With some artists its when you find your way in. Christgau had been saying for years that Alex Chilton was putting out sides that were worth picking up, but I couldn't find "Like Flies on Sherbet" or "Feudalist Tarts"-- and I didn't know about Big Star. What I ended up with was "High Priest"-- the one where Chilton covers "Volare". Hard to say if it is his quirkiest side-- Bruce Eaton makes the argument that Chilton was misunderstood, and not really quirky. Excentric maybe. Bruce would know. Chilton is an interesting figure in American pop-- the Box Tops material is almost certainly his best known stuff, but his influence-- particularly with Big Star-- is remarkably pervasive. In an odd way Chilton really was a pure artist working in a genre where pure artists are not really acknowledged-- it's called pop, after all, because the goal is to be popular. You have really made it as a pop star when they use your music in car commercials, and even though Chilton wrote a song that became the theme to a sitcom he doesn't seem to have been interested in working towards that goal.
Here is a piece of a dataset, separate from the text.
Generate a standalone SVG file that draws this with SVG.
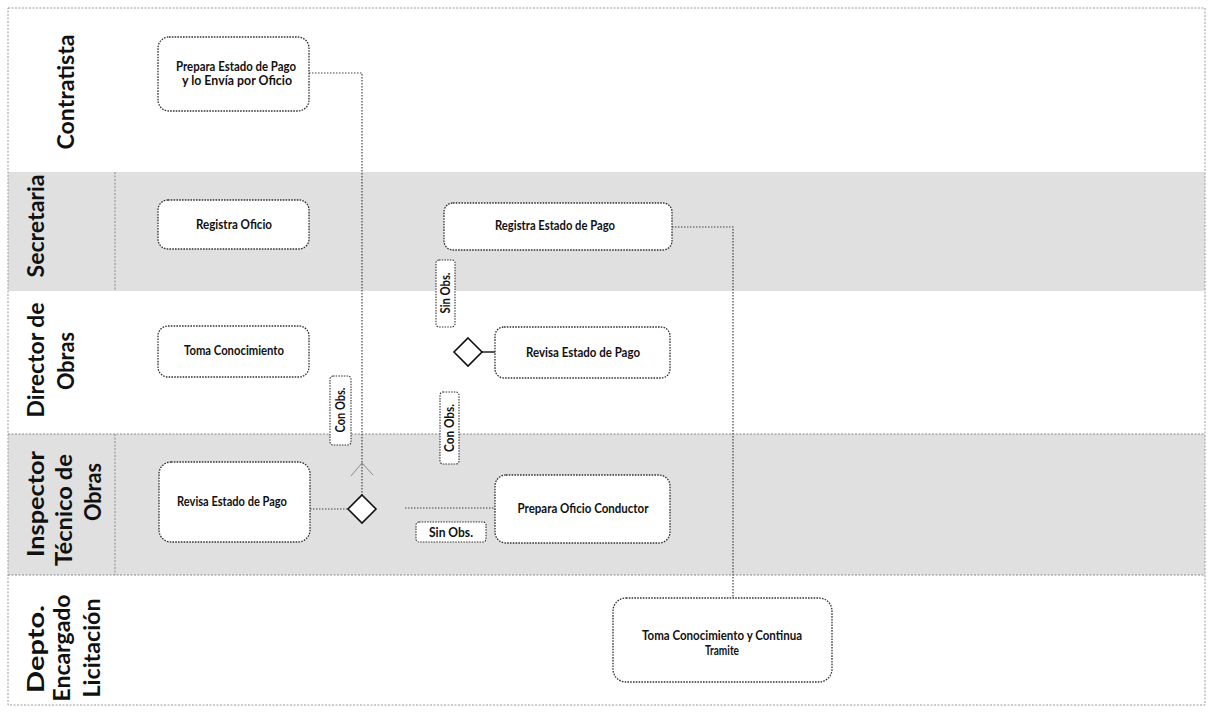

As I scanned the obits and the tributes I was struck by how some media outlets understood his significance and others didn't really get it.

| Comments:
Mojo did a profile of Big Star a couple of months ago, and now I guess I know why. I have "Feudalist Tarts", but it's not much of a record, an EP of Chilton doing blues covers and a couple of is own numbers, but "No. 1 Record" is really good.
 
So's Radio City. I wish I had found it earlier.